Search code examples
machine-learningxgboosthyperparameterstpot

TPOT for hyperparameter tuning


I want to used TPOT for hyperparameter tunning of model. I know that TPOT can give me best machine learning pipeline with best hyperparameter. But in my case I have pipeline and I want to just tune its parameter

my pipeline is as follow

exported_pipeline = make_pipeline(
    StackingEstimator(estimator=SGDRegressor(alpha=0.001, eta0=0.1, fit_intercept=False, l1_ratio=1.0, learning_rate="constant", loss="epsilon_insensitive", penalty="elasticnet", power_t=10.0)),
    SelectPercentile(score_func=f_regression, percentile=90),
    OneHotEncoder(minimum_fraction=0.2, sparse=False, threshold=10),
    XGBRegressor(learning_rate=0.1, max_depth=10, min_child_weight=1, n_estimators=100, n_jobs=1, objective="reg:squarederror", subsample=0.45, verbosity=0)

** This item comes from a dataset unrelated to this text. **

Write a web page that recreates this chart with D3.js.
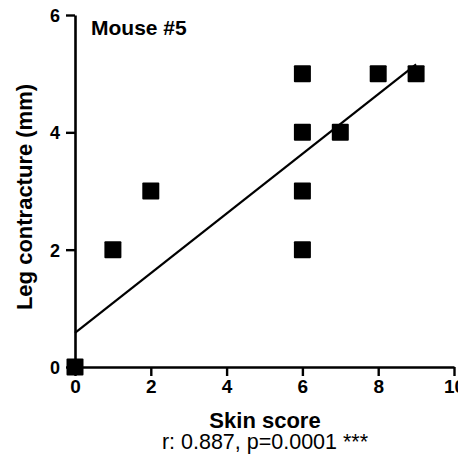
<!DOCTYPE html>
<html>
<head>
<meta charset="utf-8">
<script src="https://cdn.jsdelivr.net/npm/d3@7"></script>
<style>
  html, body { margin: 0; padding: 0; background: #fff; }
  svg { display: block; font-family: "Liberation Sans", Arial, sans-serif; }
</style>
</head>
<body>
<svg id="chart" width="458" height="460"></svg>
<script>
// Data
const skinScore = [0, 1, 2, 6, 6, 6, 6, 7, 8, 9];
const legContracture = [0, 2, 3, 2, 3, 4, 5, 4, 5, 5];
const fitX = [0, 9];
const fitY = [0.58, 5.16];
const xTicks = [0, 2, 4, 6, 8, 10];
const yTicks = [0, 2, 4, 6];
const titleText = "Mouse #5";
const xLabel = "Skin score";
const yLabel = "Leg contracture (mm)";
const statsText = "r: 0.887, p=0.0001 ***";

const svg = d3.select("#chart");
const x = d3.scaleLinear().domain([0, 10]).range([75, 454]);
const y = d3.scaleLinear().domain([0, 6]).range([367, 15]);

// axes
const xAxis = svg.append("g").attr("transform", `translate(0,${y(0)})`)
  .call(d3.axisBottom(x).tickValues(xTicks).tickFormat(d3.format("d")).tickSize(9).tickSizeOuter(0).tickPadding(4));
const yAxis = svg.append("g").attr("transform", `translate(${x(0)},0)`)
  .call(d3.axisLeft(y).tickValues(yTicks).tickFormat(d3.format("d")).tickSize(9).tickSizeOuter(0).tickPadding(6));

[xAxis, yAxis].forEach(g => {
  g.select(".domain").attr("stroke", "#000").attr("stroke-width", 2.6);
  g.selectAll(".tick line").attr("stroke", "#000").attr("stroke-width", 2.4);
  g.selectAll(".tick text").attr("fill", "#000")
    .style("font-family", '"Liberation Sans", Arial, sans-serif')
    .style("font-weight", "bold");
});
xAxis.selectAll(".tick text").style("font-size", "19px");
yAxis.selectAll(".tick text").style("font-size", "18px").attr("dy", "0.36em");

// regression line
svg.append("line")
  .attr("x1", x(fitX[0])).attr("y1", y(fitY[0]))
  .attr("x2", x(fitX[1])).attr("y2", y(fitY[1]))
  .attr("stroke", "#000").attr("stroke-width", 2.2);

// points
const s = 17;
svg.append("g").selectAll("rect")
  .data(skinScore.map((v, i) => [v, legContracture[i]]))
  .join("rect")
  .attr("x", d => x(d[0]) - s / 2)
  .attr("y", d => y(d[1]) - s / 2)
  .attr("width", s).attr("height", s)
  .attr("rx", 1)
  .attr("fill", "#000");

// texts
svg.append("text").attr("x", 91).attr("y", 34.5)
  .attr("font-size", 21).attr("font-weight", "bold").text(titleText);

svg.append("text").attr("x", 265).attr("y", 428)
  .attr("text-anchor", "middle").attr("font-size", 22).attr("font-weight", "bold").text(xLabel);

svg.append("text").attr("x", 265).attr("y", 449)
  .attr("text-anchor", "middle").attr("font-size", 21.5).text(statsText);

svg.append("text")
  .attr("transform", "translate(32,197) rotate(-90)")
  .attr("text-anchor", "middle").attr("font-size", 22).attr("font-weight", "bold").text(yLabel);
</script>
</body>
</html>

please tell me way to do tunning of hyperparameter and if it is not possible in TPOT please tell some other possible alternative library for this. Thank you


Solution

    1. TPOT optimizes pipelines and hyperparams together. Since it is using genetic algorithm, you can run it several times with different random seeds to see if there is a better [pipeline with set of hyperparameters] together. Or, use different population settings

    2. If you don't want the pipeline to change. Import that in Sklearn and use something similar to TPOT. You can tune hyperparameters in Sklearns with Pipelines easily

    Here is an example: https://medium.com/@kocur4d/hyper-parameter-tuning-with-pipelines-5310aff069d6 search for (ctrl F) "grid_params" and see how it is configurated -- and, you can even export the tune grid from TPOT to your pipeline

    If the pipeline is not big ( and you have tune dictionaries ) use GridSearchCV.

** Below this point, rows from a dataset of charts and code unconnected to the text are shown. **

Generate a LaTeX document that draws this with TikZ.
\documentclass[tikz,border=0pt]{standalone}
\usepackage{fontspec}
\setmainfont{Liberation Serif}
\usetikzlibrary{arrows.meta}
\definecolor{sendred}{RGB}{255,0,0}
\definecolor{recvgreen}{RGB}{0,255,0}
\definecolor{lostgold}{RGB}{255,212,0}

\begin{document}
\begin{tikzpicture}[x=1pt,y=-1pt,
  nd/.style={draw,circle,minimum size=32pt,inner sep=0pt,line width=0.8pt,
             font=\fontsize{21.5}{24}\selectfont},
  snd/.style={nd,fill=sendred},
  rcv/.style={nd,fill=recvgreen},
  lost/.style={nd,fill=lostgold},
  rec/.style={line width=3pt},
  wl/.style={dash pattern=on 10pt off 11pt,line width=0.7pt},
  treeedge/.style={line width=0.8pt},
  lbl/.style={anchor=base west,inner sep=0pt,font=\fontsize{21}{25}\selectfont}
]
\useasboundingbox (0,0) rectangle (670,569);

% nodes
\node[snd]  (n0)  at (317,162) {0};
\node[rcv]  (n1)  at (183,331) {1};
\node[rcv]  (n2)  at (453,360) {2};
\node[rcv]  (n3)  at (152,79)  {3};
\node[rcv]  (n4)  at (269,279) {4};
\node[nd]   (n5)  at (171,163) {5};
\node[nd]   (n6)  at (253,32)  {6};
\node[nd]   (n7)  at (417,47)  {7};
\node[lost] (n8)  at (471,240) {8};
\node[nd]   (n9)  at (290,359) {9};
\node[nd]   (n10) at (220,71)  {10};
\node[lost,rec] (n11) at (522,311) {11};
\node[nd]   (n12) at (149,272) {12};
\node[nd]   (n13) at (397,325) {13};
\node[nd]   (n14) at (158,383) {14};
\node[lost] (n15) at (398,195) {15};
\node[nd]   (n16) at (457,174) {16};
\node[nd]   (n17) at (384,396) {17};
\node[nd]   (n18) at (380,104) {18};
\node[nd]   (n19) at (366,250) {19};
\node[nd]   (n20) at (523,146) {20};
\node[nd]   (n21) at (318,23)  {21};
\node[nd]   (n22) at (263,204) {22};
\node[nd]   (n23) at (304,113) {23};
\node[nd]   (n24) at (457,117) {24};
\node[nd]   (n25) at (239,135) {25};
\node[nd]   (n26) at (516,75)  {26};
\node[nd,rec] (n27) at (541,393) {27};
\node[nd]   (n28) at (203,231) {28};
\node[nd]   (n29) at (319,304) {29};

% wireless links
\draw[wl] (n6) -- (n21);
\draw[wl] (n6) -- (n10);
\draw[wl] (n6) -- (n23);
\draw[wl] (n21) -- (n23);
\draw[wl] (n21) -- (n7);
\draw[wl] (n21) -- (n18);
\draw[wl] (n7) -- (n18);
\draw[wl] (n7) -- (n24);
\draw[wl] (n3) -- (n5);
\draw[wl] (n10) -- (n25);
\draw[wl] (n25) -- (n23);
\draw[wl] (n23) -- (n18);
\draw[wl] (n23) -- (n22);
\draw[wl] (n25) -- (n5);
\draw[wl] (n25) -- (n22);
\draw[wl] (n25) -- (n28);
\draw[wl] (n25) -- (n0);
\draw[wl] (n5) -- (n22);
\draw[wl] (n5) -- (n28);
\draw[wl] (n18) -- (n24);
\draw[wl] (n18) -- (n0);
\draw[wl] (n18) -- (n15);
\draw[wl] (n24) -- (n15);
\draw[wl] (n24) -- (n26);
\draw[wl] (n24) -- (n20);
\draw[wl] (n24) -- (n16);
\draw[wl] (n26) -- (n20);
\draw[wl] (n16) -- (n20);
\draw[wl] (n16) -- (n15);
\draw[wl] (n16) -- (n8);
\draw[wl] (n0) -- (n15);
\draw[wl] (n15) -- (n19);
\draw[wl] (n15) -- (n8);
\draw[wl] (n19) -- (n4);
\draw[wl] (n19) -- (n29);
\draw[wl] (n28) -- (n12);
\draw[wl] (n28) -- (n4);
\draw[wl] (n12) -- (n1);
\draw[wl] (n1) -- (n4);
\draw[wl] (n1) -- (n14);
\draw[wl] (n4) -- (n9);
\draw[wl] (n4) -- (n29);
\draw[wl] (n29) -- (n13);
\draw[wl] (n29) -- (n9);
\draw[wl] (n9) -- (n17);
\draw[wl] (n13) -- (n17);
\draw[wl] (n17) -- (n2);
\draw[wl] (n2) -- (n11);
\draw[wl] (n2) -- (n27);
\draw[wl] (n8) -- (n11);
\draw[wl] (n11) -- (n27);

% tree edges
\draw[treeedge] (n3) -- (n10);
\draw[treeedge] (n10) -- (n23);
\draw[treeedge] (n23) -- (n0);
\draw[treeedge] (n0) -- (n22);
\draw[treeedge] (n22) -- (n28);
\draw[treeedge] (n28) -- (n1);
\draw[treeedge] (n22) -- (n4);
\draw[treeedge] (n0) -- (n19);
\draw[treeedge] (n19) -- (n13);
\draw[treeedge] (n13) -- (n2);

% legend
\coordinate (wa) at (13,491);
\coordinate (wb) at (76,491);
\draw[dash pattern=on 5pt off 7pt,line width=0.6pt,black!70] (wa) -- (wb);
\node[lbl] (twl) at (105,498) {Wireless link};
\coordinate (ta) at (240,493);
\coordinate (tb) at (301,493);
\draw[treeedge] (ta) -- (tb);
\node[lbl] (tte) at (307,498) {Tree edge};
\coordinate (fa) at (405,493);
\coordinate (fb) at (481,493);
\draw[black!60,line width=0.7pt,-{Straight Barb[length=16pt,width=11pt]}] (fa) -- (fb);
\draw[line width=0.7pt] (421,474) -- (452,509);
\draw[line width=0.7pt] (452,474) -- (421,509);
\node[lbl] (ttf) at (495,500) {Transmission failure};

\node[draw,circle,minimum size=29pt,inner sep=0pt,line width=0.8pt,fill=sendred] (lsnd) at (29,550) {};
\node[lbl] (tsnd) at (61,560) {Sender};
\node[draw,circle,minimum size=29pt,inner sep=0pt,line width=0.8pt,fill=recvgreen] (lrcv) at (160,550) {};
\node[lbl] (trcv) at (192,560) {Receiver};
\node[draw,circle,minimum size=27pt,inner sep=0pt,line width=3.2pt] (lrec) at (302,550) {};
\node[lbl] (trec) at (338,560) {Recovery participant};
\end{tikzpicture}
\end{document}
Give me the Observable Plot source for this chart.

    If the pipeline is big or the hyperparameter space have a lot of options, maybe use https://sklearn-nature-inspired-algorithms.readthedocs.io/en/latest/introduction/nature-inspired-search-cv.html (NaturalInspiredSearchCV) this has similar grammar, and can use the 'runs' to configure parallel training. You can also modify the population settings to avoid it sink into local critical points.